16 thoughts on “A Walk To Bog End And Back With My Dad

  1. ' He adjusted his new hat, which fell slightly over his ears. “I CAN’T HEAR MYSELF.”

    “You’re the lucky one,” said Mal.'

    Love it.

  2. White dog poo! Why don't we see white dog poo anymore? And why was it so prevalent in the 80s? I loved this post Tom, evocative and brilliantly written as always, but it is the white dog poo that is lingering in my mind now….

  3. As an ex-East Bridgfordite I agree that there are other areas of greenness in Nottinghamshire, mostly heading towards the Lincolnshire/Leicestershire boarders, but we won't contest the title. Two lungs are better then one 🙂

  4. I knew as soon as you hinted about this post that I'd love it, and I wasn't disappointed. I especially enjoyed the anecdotes about what paying the rent entailed and the landowners' dislike of Lawrence. But your dad is, as ever, a star (and actually, your mother even more so, for retaining her sanity despite him….)/

  5. A very beautiful funny and moving piece, Tom. Thank you for giving us these charming glimpses into your family life. I love your dad's paintings. They'd make a stunning exhibition. ❤️ X

  6. Telling someone to 'bog off' was a common insult at my North Lincs secondary school, and we have a ' back bog' (unloved downstairs loo surrounded by sacks of cat litter and smelly trainers) at home now in Devon. Until you wrote about this lovely word today I thought everyone called their toilet 'the bog'. Maybe it is just an East Midlands thing.* Poor old D H Lawrence is woefully unfashionable these days so it was good to read an article about him.
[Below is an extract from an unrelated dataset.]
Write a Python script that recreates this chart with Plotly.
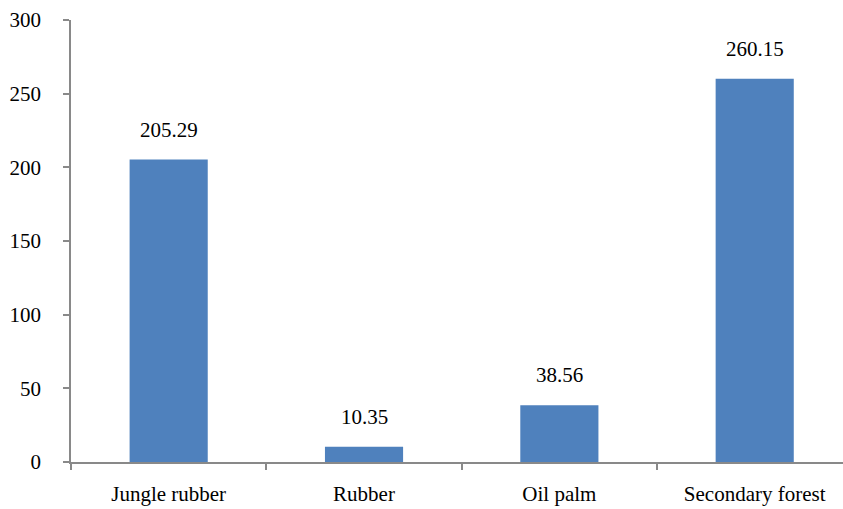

I wonder why he has fallen out of favour so much as we love many other miserable, depressing writers…. *J Edward Oliver wrote about the bog too in his inimitable comic strip ' Waterloo Turd.' Not sure where he came from though.

  7. Yet another lovely piece Tom.
    Thank you for letting us be part of your life.
    Your Dad's art is fabulous x

  8. This piece is beautifully written, as always. What I always enjoy about your wriitng Tom is how you sweep me up in your narrative and then make me laugh so hard tea flies out my nostrils. Your love of family (past and present) and countryside is a joy to read. A lovely piece.

  9. There is so, so much in this post to love. But your dad really is the star of this one. His art work really cracks me. Love your writing, as always.
    Peg

  10. I enjoyed the journey into DH Lawrence country, told in a most amusing way. I'm not sure why Tom's father calls Lawrence a STUCK UP TWAT, as Lawrence came from a modest background. He had delicate health, yet travelled to Australia and wrote his book 'Kangaroo' there. I think this deserves admiration.

  11. Tom, your dad deserves a book and an art show. The tortie needs a monocle. Can't you just imagine her in a motorcycle sidecar? Across the pond, we have a New Yorker cartoonist who did a memoirish graphic book titled: Can't We Talk About Something More Pleasant. It's about her aging parents and reminds me of your parents, except yours are more fit and funnier http://rozchast.com/books.shtml

  12. Say what you will about us Yanks, we sure got DH Lawrence's number:

    "Although written many years ago, Lady Chatterley's Lover has just been reissued by the Grove Press, and this fictional account of the day-to-day life of an English gamekeeper is still of considerable interest to outdoor minded readers, as it contains many passages on pheasant raising, the apprehending of poachers, ways to control vermin, and other chores and duties of the professional gamekeeper.

    "Unfortunately, one is obliged to wade through many pages of extraneous material in order to discover and savor these sidelights on the management of a Midlands shooting estate, and in this reviewer's opinion this book cannot take the place of J.R. Miller's Practical Gamekeeping" (Ed Zern, Field and Stream, November 1959, p. 142).

  13. Love your writing style (reminiscent of my own, albeit non-UK, which, don't get me wrong, makes it special to me) plus your dad's way of looking at things! Well done all around.

  14. My only remembered DH Lawrence line , the last line of a poem on teaching, could well have been written in that classroom, and it is an example I used to follow: "I shall sit here and wait for the bell."